**Task to complete:** Each line from the start of the records below through the line that contains "y_ticks = [0, 5, 10, 15, 20, 25, 30]" should be printed exactly. Pictures are omitted.
■ ■ ■ ■
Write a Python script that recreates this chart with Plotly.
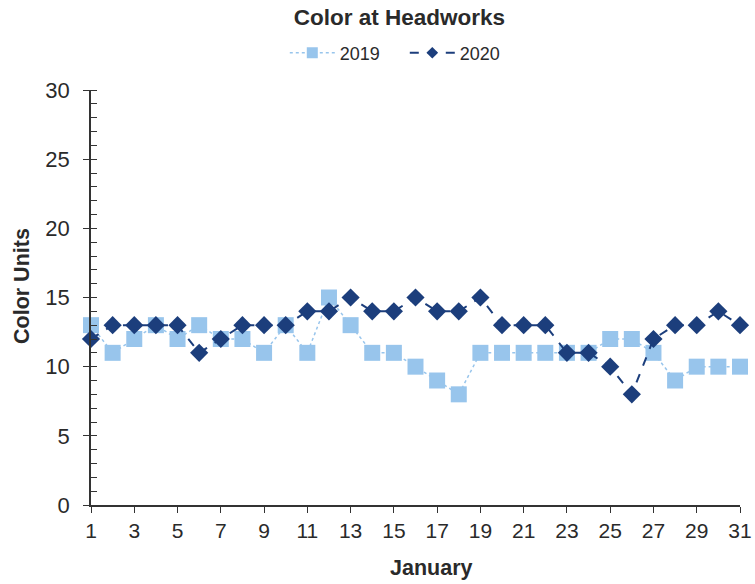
import plotly.graph_objects as go

days = list(range(1, 32))
color_2019 = [13, 11, 12, 13, 12, 13, 12, 12, 11, 13, 11, 15, 13, 11, 11, 10,
              9, 8, 11, 11, 11, 11, 11, 11, 12, 12, 11, 9, 10, 10, 10]
color_2020 = [12, 13, 13, 13, 13, 11, 12, 13, 13, 13, 14, 14, 15, 14, 14, 15,
              14, 14, 15, 13, 13, 13, 11, 11, 10, 8, 12, 13, 13, 14, 13]
x_ticks = list(range(1, 32, 2))
y_ticks = [0, 5, 10, 15, 20, 25, 30]

c19 = "#98c5ec"
c20 = "#1c3e7c"

fig = go.Figure()
fig.add_trace(go.Scatter(
    x=days, y=color_2019, name="2019", mode="lines+markers",
    line=dict(color=c19, width=1.5, dash="dot"),
    marker=dict(symbol="square", size=16, color=c19),
    cliponaxis=False, showlegend=False,
))
fig.add_trace(go.Scatter(
    x=days, y=color_2020, name="2020", mode="lines+markers",
    line=dict(color=c20, width=2, dash="dash"),
    marker=dict(symbol="diamond", size=14, color=c20),
    cliponaxis=False, showlegend=False,
))
# legend entries (smaller symbols, as in the reference legend)
fig.add_trace(go.Scatter(
    x=[None], y=[None], name="2019", mode="lines+markers",
    line=dict(color=c19, width=1.5, dash="dot"),
    marker=dict(symbol="square", size=11, color=c19),
))
fig.add_trace(go.Scatter(
    x=[None], y=[None], name="2020", mode="lines+markers",
    line=dict(color=c20, width=2, dash="dash"),
    marker=dict(symbol="diamond", size=9, color=c20),
))

font_family = "Liberation Sans, Arial, sans-serif"
fig.update_layout(
    width=755, height=584,
    margin=dict(l=91, r=15, t=90, b=79, autoexpand=False),
    paper_bgcolor="white", plot_bgcolor="white",
    font=dict(family=font_family, color="#2a2a2a", size=21),
    title=dict(text="<b>Color at Headworks</b>", x=0.529, xanchor="center",
               y=0.970, yanchor="middle", font=dict(size=22.5)),
    legend=dict(orientation="h", x=0.4835, xanchor="center", y=1.089,
                yanchor="middle", font=dict(size=18), itemwidth=45,
                entrywidth=60, tracegroupgap=0),
    showlegend=True,
    annotations=[
        dict(text="<b>January</b>", xref="paper", yref="paper",
             x=(431 - 91) / 649, y=(505 - 568) / 415,
             xanchor="center", yanchor="middle", showarrow=False,
             font=dict(size=21.5)),
        dict(text="<b>Color Units</b>", xref="paper", yref="paper",
             x=(22 - 91) / 649, y=(505 - 286) / 415, textangle=-90,
             xanchor="center", yanchor="middle", showarrow=False,
             font=dict(size=21.5)),
    ],
)
fig.update_xaxes(
    range=[1, 31], tickvals=x_ticks, ticktext=[str(v) for v in x_ticks],
    showline=True, linecolor="#333333", linewidth=1.5,
    ticks="outside", ticklen=6, tickcolor="#333333", tickwidth=1.2,
    ticklabelstandoff=0, ticklabeloverflow="allow",
    showgrid=False, zeroline=False,
    tickfont=dict(size=21),
)
fig.update_yaxes(
    range=[0, 30], tickvals=y_ticks,
    showline=True, linecolor="#333333", linewidth=1.5,
    ticks="outside", ticklen=6, tickcolor="#333333", tickwidth=1.2,
    ticklabelstandoff=9,
    minor=dict(dtick=1, ticks="inside", ticklen=6, tickcolor="#333333", tickwidth=1),
    showgrid=False, zeroline=False,
    tickfont=dict(size=22),
)
fig.write_html("out.html", config={"displayModeBar": False},
               post_script="document.body.style.margin='0';")
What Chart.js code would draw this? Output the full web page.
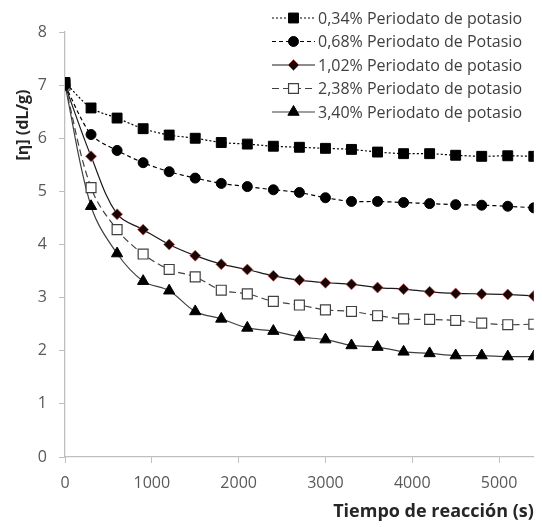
<!DOCTYPE html>
<html>
<head>
<meta charset="utf-8">
<script src="https://cdn.jsdelivr.net/npm/chart.js@4/dist/chart.umd.min.js"></script>
<style>
  html, body { margin: 0; padding: 0; background: #fff; }
  #wrap { width: 542px; height: 527px; }
</style>
</head>
<body>
<div id="wrap"><canvas id="chart" width="542" height="527"></canvas></div>
<script>
// reaction time (s)
var tiempos = [0, 300, 600, 900, 1200, 1500, 1800, 2100, 2400, 2700, 3000, 3300, 3600, 3900, 4200, 4500, 4800, 5100, 5400];

var serie034 = [7.05, 6.57, 6.38, 6.18, 6.06, 6.00, 5.92, 5.89, 5.85, 5.83, 5.81, 5.79, 5.74, 5.71, 5.71, 5.68, 5.66, 5.67, 5.66];
var serie068 = [7.00, 6.07, 5.77, 5.54, 5.37, 5.25, 5.15, 5.09, 5.03, 4.98, 4.88, 4.81, 4.81, 4.79, 4.77, 4.75, 4.74, 4.72, 4.69];
var serie102 = [7.00, 5.66, 4.57, 4.28, 4.00, 3.79, 3.63, 3.53, 3.41, 3.33, 3.28, 3.25, 3.19, 3.16, 3.11, 3.08, 3.07, 3.06, 3.03];
var serie238 = [7.00, 5.07, 4.28, 3.82, 3.53, 3.39, 3.14, 3.07, 2.93, 2.86, 2.77, 2.74, 2.66, 2.60, 2.59, 2.57, 2.52, 2.49, 2.50];
var serie340 = [7.00, 4.72, 3.83, 3.31, 3.13, 2.74, 2.60, 2.43, 2.37, 2.26, 2.21, 2.10, 2.07, 1.98, 1.95, 1.91, 1.91, 1.89, 1.89];

var etiquetas = ['0,34% Periodato de potasio', '0,68% Periodato de Potasio', '1,02% Periodato de potasio', '2,38% Periodato de potasio', '3,40% Periodato de potasio'];

var xTicks = [0, 1000, 2000, 3000, 4000, 5000];
var yTicks = [0, 1, 2, 3, 4, 5, 6, 7, 8];

function puntos(valores) {
  return valores.map(function (v, i) { return { x: tiempos[i], y: v }; });
}

var fuente = "'Open Sans', sans-serif";

// legend drawn inside the plot, top right (like the Excel one)
var leyenda = {
  id: 'leyenda',
  afterDraw: function (chart) {
    var ctx = chart.ctx;
    ctx.save();
    chart.data.datasets.forEach(function (ds, i) {
      var y = 18 + i * 23.5;
      ctx.strokeStyle = ds.borderColor;
      ctx.lineWidth = ds.borderWidth;
      ctx.setLineDash(ds.borderDash || []);
      ctx.beginPath();
      ctx.moveTo(272, y);
      ctx.lineTo(315, y);
      ctx.stroke();
      ctx.setLineDash([]);
      ctx.fillStyle = ds.pointBackgroundColor;
      ctx.strokeStyle = ds.pointBorderColor;
      ctx.lineWidth = ds.pointBorderWidth;
      Chart.helpers.drawPoint(ctx, {
        pointStyle: ds.pointStyle,
        radius: ds.pointRadius,
        rotation: 0,
        borderWidth: ds.pointBorderWidth
      }, 293.5, y);
      ctx.fillStyle = '#404040';
      ctx.font = '16px ' + fuente;
      ctx.textAlign = 'left';
      ctx.textBaseline = 'middle';
      ctx.fillText(ds.label, 318, y + 1);
    });
    ctx.restore();
  }
};

// y axis title sits high, next to the top of the axis
var tituloY = {
  id: 'tituloY',
  afterDraw: function (chart) {
    var ctx = chart.ctx;
    ctx.save();
    ctx.translate(23, 125);
    ctx.rotate(-Math.PI / 2);
    ctx.fillStyle = '#262626';
    ctx.font = 'bold 16px ' + fuente;
    ctx.textAlign = 'center';
    ctx.textBaseline = 'middle';
    ctx.fillText('[η] (dL/g)', 0, 0);
    ctx.restore();
  }
};

var data = {
  datasets: [
    {
      label: etiquetas[0],
      data: puntos(serie034),
      borderColor: '#000000',
      borderWidth: 1.2,
      borderDash: [2, 2],
      pointStyle: 'rect',
      pointRadius: 7,
      pointBackgroundColor: '#000000',
      pointBorderColor: '#000000',
      pointBorderWidth: 1,
      tension: 0.3
    },
    {
      label: etiquetas[1],
      data: puntos(serie068),
      borderColor: '#000000',
      borderWidth: 1.2,
      borderDash: [4, 3],
      pointStyle: 'circle',
      pointRadius: 5,
      pointBackgroundColor: '#000000',
      pointBorderColor: '#000000',
      pointBorderWidth: 1,
      tension: 0.3
    },
    {
      label: etiquetas[2],
      data: puntos(serie102),
      borderColor: '#1a1a1a',
      borderWidth: 1.2,
      borderDash: [],
      pointStyle: 'rectRot',
      pointRadius: 5.5,
      pointBackgroundColor: '#1a0505',
      pointBorderColor: 'rgba(200,90,90,0.7)',
      pointBorderWidth: 1,
      tension: 0.35
    },
    {
      label: etiquetas[3],
      data: puntos(serie238),
      borderColor: '#404040',
      borderWidth: 1.2,
      borderDash: [7, 4],
      pointStyle: 'rect',
      pointRadius: 7,
      pointBackgroundColor: '#ffffff',
      pointBorderColor: '#404040',
      pointBorderWidth: 1.2,
      tension: 0.35
    },
    {
      label: etiquetas[4],
      data: puntos(serie340),
      borderColor: '#404040',
      borderWidth: 1.2,
      borderDash: [],
      pointStyle: 'triangle',
      pointRadius: 6.5,
      pointBackgroundColor: '#000000',
      pointBorderColor: '#000000',
      pointBorderWidth: 1,
      tension: 0.35
    }
  ]
};

var options = {
  responsive: false,
  animation: false,
  layout: { padding: { top: 32, right: 4, left: 0, bottom: 0 } },
  plugins: {
    legend: { display: false },
    tooltip: { enabled: false }
  },
  scales: {
    x: {
      type: 'linear',
      min: 0,
      max: 5400,
      afterBuildTicks: function (s) { s.ticks = xTicks.map(function (v) { return { value: v }; }); },
      afterFit: function (s) { s.height = 70; },
      grid: { drawOnChartArea: false, drawTicks: true, tickLength: 6, color: '#bfbfbf' },
      border: { color: '#bfbfbf', width: 1.3 },
      ticks: {
        color: '#595959',
        font: { family: fuente, size: 16 },
        padding: 11,
        maxRotation: 0,
        callback: function (v) { return String(v); }
      },
      title: {
        display: true,
        text: 'Tiempo de reacción (s)',
        align: 'end',
        color: '#262626',
        font: { family: fuente, size: 18, weight: 'bold' },
        padding: { top: 6 }
      }
    },
    y: {
      min: 0,
      max: 8,
      afterBuildTicks: function (s) { s.ticks = yTicks.map(function (v) { return { value: v }; }); },
      afterFit: function (s) { s.width = 65; },
      grid: { drawOnChartArea: false, drawTicks: true, tickLength: 6, color: '#bfbfbf' },
      border: { color: '#bfbfbf', width: 1.3 },
      ticks: {
        color: '#595959',
        font: { family: fuente, size: 16 },
        padding: 12,
        callback: function (v) { return String(v); }
      }
    }
  },
  elements: { line: { fill: false } }
};

new Chart(document.getElementById('chart'), {
  type: 'line',
  data: data,
  options: options,
  plugins: [leyenda, tituloY]
});
</script>
</body>
</html>
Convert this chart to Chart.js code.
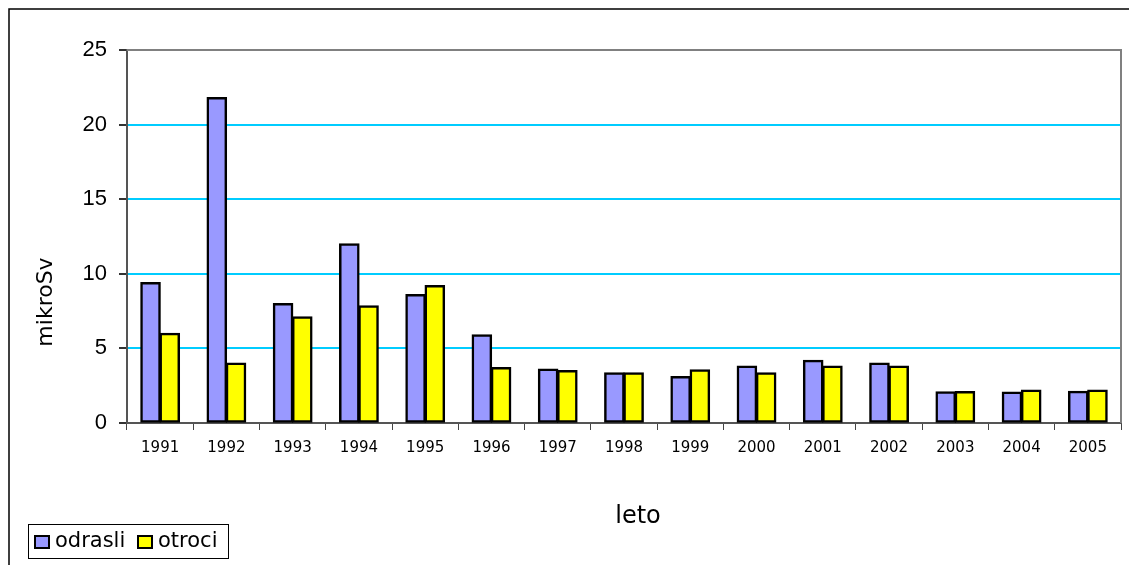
■ ■ ■ ■
**Answer below:**
Write a Python script that recreates this chart with Plotly.
import plotly.graph_objects as go

days = list(range(1, 32))
color_2019 = [13, 11, 12, 13, 12, 13, 12, 12, 11, 13, 11, 15, 13, 11, 11, 10,
              9, 8, 11, 11, 11, 11, 11, 11, 12, 12, 11, 9, 10, 10, 10]
color_2020 = [12, 13, 13, 13, 13, 11, 12, 13, 13, 13, 14, 14, 15, 14, 14, 15,
              14, 14, 15, 13, 13, 13, 11, 11, 10, 8, 12, 13, 13, 14, 13]
x_ticks = list(range(1, 32, 2))
y_ticks = [0, 5, 10, 15, 20, 25, 30]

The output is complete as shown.